▶ THE PROBLEM
Exact reproduction is required for the lines bounded by the one containing "Emit a LaTeX" and the one containing "(inlabel) at (342,347)", both bounds included. Print them without any pictures.

==================================================

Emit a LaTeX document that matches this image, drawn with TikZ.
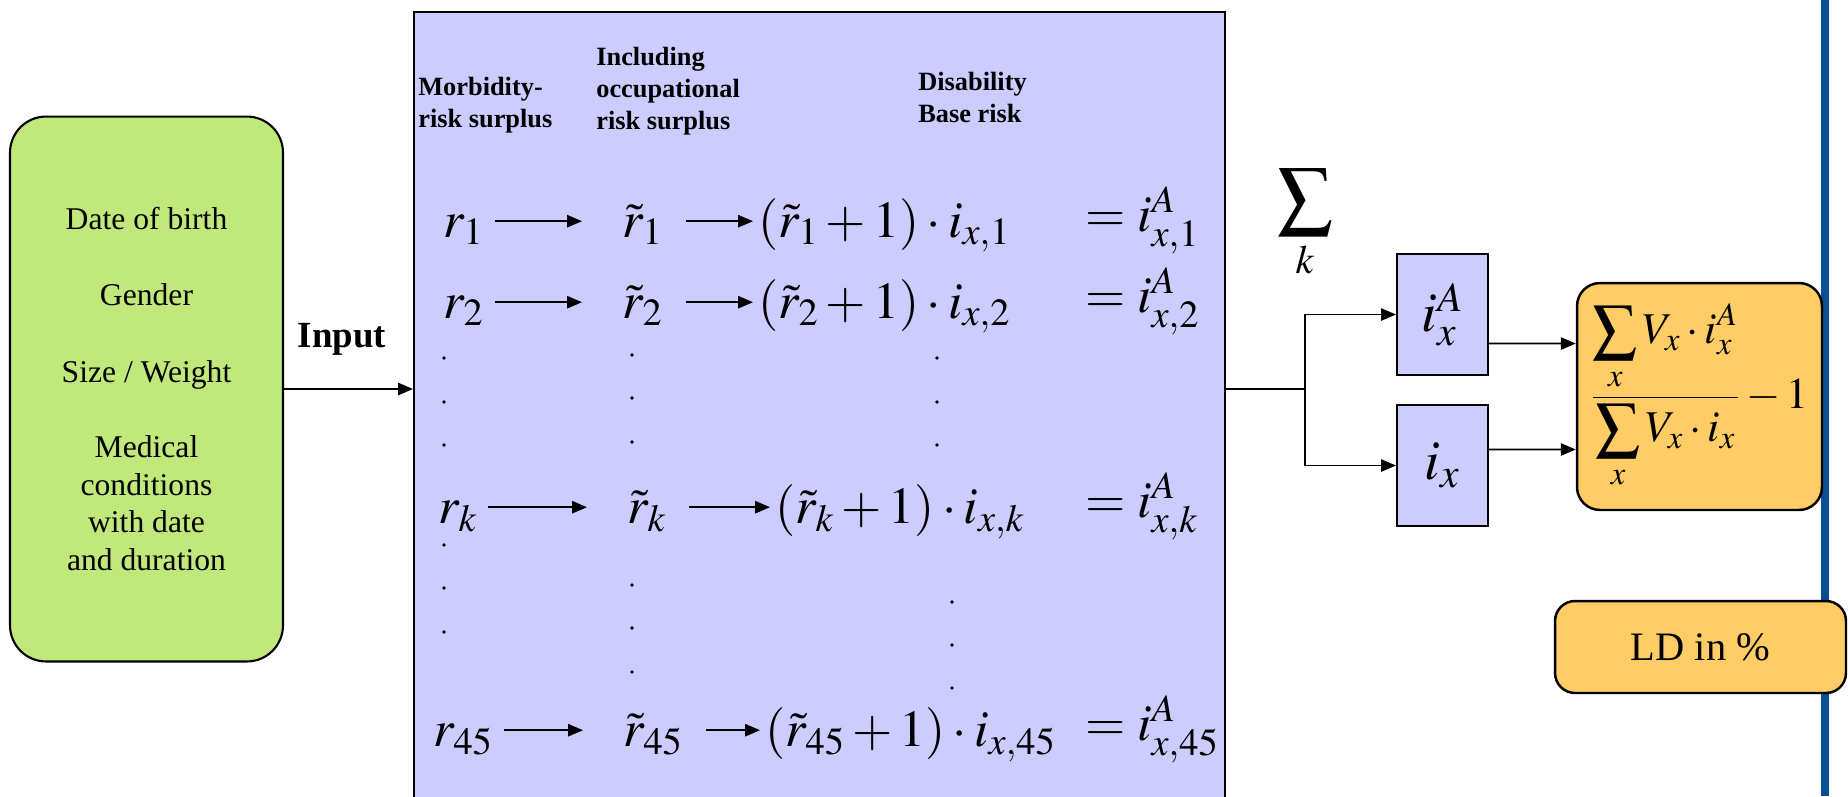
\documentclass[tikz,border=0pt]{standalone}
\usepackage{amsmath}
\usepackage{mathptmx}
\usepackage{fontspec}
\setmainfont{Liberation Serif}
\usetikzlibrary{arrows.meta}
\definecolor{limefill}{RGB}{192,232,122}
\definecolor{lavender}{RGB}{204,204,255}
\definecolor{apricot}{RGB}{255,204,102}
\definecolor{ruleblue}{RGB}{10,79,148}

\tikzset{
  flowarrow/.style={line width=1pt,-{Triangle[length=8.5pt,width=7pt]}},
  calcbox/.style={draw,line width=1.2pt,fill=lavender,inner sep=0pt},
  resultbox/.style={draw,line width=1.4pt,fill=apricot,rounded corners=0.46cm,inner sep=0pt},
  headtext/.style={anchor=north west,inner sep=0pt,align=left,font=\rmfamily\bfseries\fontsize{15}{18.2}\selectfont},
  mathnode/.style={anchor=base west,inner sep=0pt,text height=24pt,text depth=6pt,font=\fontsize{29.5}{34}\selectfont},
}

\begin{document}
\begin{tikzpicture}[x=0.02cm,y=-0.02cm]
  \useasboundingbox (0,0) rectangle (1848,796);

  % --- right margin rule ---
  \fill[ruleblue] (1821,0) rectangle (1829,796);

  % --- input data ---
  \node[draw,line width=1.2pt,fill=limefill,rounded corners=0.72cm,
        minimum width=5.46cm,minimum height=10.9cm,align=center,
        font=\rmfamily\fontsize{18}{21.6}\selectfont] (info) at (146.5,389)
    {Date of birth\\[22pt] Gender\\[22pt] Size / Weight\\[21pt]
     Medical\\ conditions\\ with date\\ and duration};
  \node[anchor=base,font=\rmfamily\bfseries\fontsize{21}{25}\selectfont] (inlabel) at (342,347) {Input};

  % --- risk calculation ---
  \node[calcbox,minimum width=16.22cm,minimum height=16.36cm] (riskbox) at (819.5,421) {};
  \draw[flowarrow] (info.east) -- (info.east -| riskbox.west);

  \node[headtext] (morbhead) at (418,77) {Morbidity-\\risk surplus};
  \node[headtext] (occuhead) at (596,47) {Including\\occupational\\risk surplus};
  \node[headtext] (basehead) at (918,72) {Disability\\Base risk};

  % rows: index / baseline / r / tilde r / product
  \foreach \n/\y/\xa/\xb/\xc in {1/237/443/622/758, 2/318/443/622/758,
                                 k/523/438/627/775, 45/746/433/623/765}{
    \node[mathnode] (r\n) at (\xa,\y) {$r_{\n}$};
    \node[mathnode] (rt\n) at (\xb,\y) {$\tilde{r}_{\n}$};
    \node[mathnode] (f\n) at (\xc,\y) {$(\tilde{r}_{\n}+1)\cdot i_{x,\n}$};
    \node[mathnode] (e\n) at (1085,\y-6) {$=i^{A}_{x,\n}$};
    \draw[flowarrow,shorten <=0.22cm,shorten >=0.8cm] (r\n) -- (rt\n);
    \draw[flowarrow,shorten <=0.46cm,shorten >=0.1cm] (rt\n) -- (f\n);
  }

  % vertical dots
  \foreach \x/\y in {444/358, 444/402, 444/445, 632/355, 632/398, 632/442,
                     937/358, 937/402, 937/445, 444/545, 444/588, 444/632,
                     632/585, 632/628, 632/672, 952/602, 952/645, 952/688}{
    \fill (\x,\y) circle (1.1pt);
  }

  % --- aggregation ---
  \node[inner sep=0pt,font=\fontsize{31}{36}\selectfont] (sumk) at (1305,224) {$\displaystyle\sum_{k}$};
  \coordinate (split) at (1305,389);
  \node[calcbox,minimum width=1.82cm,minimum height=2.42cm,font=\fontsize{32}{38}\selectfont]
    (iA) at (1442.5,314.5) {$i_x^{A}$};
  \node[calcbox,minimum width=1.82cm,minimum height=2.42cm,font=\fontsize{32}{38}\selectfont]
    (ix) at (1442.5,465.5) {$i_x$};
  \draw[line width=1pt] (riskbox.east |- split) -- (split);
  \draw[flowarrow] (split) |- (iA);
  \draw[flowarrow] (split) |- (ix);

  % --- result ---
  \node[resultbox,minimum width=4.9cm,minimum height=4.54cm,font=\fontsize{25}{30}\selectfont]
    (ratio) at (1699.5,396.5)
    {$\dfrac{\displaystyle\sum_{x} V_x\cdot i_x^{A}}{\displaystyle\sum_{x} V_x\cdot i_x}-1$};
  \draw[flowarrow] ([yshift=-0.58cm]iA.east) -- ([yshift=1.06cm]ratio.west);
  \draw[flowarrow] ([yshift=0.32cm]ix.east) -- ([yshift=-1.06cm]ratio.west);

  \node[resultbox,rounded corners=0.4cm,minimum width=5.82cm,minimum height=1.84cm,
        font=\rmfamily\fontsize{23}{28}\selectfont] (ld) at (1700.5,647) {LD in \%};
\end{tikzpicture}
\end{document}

==================================================

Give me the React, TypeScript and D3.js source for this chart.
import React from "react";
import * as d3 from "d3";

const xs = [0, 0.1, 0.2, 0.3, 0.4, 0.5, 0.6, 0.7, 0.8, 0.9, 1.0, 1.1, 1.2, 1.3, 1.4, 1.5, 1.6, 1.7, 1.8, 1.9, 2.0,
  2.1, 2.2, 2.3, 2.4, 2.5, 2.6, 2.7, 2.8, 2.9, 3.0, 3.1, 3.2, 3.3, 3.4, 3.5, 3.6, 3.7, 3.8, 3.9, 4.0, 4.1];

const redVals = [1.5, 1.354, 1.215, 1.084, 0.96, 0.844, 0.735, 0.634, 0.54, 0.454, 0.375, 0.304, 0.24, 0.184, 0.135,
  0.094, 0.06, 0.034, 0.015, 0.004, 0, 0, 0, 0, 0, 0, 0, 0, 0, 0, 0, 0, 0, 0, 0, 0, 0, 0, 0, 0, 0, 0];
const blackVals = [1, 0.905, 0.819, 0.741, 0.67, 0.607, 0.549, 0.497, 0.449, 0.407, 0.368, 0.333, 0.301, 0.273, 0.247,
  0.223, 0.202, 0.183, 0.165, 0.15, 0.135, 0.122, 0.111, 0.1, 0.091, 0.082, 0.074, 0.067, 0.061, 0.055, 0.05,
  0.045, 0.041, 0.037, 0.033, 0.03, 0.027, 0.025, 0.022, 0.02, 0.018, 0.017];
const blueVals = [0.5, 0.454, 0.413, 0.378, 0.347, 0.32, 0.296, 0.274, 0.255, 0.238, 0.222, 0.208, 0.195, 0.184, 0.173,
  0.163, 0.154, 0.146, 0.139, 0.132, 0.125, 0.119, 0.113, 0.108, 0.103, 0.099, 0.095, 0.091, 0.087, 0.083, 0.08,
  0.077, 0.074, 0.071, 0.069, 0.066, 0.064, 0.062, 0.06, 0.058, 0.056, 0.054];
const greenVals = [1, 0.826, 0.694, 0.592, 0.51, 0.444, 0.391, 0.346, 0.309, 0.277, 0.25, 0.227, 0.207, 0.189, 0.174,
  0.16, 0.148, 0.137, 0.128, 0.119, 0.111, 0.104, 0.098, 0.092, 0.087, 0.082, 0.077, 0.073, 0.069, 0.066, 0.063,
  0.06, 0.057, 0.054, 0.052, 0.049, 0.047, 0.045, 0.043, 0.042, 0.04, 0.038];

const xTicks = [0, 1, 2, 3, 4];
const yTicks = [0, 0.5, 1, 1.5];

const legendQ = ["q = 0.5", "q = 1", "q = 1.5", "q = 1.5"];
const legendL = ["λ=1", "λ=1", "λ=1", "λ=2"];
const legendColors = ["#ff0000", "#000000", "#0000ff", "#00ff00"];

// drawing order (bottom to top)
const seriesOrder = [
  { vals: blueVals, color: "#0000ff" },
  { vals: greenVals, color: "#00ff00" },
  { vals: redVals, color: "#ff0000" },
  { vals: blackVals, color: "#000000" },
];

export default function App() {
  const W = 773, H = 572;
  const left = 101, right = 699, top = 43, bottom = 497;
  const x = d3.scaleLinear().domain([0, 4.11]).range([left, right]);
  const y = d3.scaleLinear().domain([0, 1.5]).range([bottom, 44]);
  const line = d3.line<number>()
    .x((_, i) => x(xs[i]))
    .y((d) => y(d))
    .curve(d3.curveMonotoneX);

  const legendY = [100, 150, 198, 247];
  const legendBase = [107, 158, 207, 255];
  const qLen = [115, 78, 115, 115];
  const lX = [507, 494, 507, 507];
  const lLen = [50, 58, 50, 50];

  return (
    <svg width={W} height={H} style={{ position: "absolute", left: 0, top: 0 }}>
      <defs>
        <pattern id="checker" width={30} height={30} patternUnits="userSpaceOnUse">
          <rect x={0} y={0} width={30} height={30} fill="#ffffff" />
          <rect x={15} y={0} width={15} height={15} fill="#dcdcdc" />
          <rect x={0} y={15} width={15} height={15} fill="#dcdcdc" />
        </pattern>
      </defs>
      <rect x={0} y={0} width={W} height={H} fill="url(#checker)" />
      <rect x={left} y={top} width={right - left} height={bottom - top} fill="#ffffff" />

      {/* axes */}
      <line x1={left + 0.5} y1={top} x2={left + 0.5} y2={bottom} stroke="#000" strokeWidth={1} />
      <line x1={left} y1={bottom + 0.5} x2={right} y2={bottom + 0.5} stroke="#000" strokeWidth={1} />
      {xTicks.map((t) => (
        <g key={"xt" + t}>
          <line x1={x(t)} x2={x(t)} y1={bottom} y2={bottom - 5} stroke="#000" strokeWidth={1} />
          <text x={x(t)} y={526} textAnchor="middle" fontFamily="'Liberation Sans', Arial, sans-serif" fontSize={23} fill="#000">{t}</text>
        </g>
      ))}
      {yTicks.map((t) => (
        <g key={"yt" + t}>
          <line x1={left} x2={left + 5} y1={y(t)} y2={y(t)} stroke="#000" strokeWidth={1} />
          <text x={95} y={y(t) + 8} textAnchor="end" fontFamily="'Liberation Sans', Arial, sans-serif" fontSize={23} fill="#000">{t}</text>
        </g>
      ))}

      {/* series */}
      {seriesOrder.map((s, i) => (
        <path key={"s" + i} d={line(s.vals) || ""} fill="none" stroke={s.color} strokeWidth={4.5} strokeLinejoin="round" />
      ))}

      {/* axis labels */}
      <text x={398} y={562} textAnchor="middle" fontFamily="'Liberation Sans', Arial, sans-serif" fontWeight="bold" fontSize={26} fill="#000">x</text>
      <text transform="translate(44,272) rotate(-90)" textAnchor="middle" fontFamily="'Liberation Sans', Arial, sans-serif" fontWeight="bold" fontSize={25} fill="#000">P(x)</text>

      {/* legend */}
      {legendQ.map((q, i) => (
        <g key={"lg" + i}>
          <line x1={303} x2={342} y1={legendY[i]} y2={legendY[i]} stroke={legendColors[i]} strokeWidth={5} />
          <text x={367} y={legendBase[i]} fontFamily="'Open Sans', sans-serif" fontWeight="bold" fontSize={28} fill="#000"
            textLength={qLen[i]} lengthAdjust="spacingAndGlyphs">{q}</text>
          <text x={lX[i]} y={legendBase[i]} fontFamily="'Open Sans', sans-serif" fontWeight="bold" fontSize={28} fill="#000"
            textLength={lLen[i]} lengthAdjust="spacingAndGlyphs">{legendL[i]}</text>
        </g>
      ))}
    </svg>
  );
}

==================================================

▶ ANSWER
Emit a LaTeX document that matches this image, drawn with TikZ.
\documentclass[tikz,border=0pt]{standalone}
\usepackage{amsmath}
\usepackage{mathptmx}
\usepackage{fontspec}
\setmainfont{Liberation Serif}
\usetikzlibrary{arrows.meta}
\definecolor{limefill}{RGB}{192,232,122}
\definecolor{lavender}{RGB}{204,204,255}
\definecolor{apricot}{RGB}{255,204,102}
\definecolor{ruleblue}{RGB}{10,79,148}

\tikzset{
  flowarrow/.style={line width=1pt,-{Triangle[length=8.5pt,width=7pt]}},
  calcbox/.style={draw,line width=1.2pt,fill=lavender,inner sep=0pt},
  resultbox/.style={draw,line width=1.4pt,fill=apricot,rounded corners=0.46cm,inner sep=0pt},
  headtext/.style={anchor=north west,inner sep=0pt,align=left,font=\rmfamily\bfseries\fontsize{15}{18.2}\selectfont},
  mathnode/.style={anchor=base west,inner sep=0pt,text height=24pt,text depth=6pt,font=\fontsize{29.5}{34}\selectfont},
}

\begin{document}
\begin{tikzpicture}[x=0.02cm,y=-0.02cm]
  \useasboundingbox (0,0) rectangle (1848,796);

  % --- right margin rule ---
  \fill[ruleblue] (1821,0) rectangle (1829,796);

  % --- input data ---
  \node[draw,line width=1.2pt,fill=limefill,rounded corners=0.72cm,
        minimum width=5.46cm,minimum height=10.9cm,align=center,
        font=\rmfamily\fontsize{18}{21.6}\selectfont] (info) at (146.5,389)
    {Date of birth\\[22pt] Gender\\[22pt] Size / Weight\\[21pt]
     Medical\\ conditions\\ with date\\ and duration};
  \node[anchor=base,font=\rmfamily\bfseries\fontsize{21}{25}\selectfont] (inlabel) at (342,347) {Input};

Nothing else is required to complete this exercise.